Sheila Philip Cochrane Burnford née Every (11 May 1916 – 20 April 1984) was a Scottish writer. She is best known for her novel The Incredible Journey about two dogs and a cat traveling through the Canadian wilderness.

==Life and work==
Burnford was born in Edinburgh, Scotland and lived in Ayrshire during her teenage years. She attended St. George's School, Edinburgh, and Harrogate Ladies College. She also attended schools in France and Germany. In 1941 she married Dr. David Burnford, with whom she had three children. During World War II, Burnford worked as a volunteer ambulance driver. In 1951 she emigrated to Canada, settling in Port Arthur, Ontario.
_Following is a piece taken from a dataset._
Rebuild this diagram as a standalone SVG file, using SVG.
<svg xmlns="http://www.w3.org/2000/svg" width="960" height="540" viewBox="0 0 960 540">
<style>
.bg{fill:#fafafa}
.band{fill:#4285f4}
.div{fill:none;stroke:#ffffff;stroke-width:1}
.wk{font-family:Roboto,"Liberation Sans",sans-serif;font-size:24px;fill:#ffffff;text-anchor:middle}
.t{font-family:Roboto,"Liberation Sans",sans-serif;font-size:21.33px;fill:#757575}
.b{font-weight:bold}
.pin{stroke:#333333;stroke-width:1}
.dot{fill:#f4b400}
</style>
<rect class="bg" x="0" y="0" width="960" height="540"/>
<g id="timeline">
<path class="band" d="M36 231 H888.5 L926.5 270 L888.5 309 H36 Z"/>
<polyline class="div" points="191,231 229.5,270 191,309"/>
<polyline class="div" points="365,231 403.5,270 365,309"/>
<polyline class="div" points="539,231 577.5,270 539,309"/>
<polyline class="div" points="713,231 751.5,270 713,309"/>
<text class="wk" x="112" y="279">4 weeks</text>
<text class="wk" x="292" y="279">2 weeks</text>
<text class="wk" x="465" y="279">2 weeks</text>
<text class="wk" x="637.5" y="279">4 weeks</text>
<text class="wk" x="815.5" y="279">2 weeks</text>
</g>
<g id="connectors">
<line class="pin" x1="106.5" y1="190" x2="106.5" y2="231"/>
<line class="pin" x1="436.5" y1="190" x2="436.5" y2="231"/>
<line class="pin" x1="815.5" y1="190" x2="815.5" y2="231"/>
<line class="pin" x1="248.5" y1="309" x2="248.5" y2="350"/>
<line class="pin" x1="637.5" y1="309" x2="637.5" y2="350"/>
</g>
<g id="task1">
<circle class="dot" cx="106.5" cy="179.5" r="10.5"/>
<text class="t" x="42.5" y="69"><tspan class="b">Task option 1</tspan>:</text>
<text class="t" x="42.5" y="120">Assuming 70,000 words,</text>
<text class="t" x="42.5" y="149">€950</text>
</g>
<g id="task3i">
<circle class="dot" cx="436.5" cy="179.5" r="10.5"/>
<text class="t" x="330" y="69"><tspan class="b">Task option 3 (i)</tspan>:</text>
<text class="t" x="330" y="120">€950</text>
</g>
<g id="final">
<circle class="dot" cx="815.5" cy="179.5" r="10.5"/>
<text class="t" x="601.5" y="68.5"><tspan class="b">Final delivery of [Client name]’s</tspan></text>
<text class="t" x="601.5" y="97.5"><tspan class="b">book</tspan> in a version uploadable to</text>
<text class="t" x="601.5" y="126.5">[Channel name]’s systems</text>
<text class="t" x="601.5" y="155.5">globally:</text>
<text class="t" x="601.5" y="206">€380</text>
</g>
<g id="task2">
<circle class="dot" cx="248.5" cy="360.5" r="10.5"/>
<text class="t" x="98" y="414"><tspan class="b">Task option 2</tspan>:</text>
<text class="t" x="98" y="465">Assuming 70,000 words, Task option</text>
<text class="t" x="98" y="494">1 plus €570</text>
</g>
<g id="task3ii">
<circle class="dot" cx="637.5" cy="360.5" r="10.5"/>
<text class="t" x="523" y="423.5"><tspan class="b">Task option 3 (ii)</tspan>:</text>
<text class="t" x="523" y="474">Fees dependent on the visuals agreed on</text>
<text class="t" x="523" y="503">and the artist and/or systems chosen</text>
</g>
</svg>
Burnford is best remembered for The Incredible Journey, published by Hodder & Stoughton with illustrations by Carl Burger in 1960. The story of three animal pets traveling in the wilderness won the Canadian Library Association Book of the Year for Children Award in 1963 and the ALA Aurianne Award in 1963 as the best book on animal life written for children ages 8–14. It is marketed for children, but Burnford has stated that it was not intended as a children's book. It was a modest success commercially and became a bestseller after release of the 1963 Disney film, The Incredible Journey (which was remade in 1993 as Homeward Bound: The Incredible Journey). Another book, Bel Ria, about a dog's survival in wartime, was based on her own experiences as an ambulance driver.

Burnford later wrote other books on Canadian topics, including One Woman's Arctic (1973) about her two summers in Pond Inlet, Nunavut on Baffin Island with Susan Ross. She traveled by komatik, a traditional Inuit dog sled, assisted in archaeological excavation, having to thaw the land inch by inch, ate everything offered to her, and saw the migration of the narwhals.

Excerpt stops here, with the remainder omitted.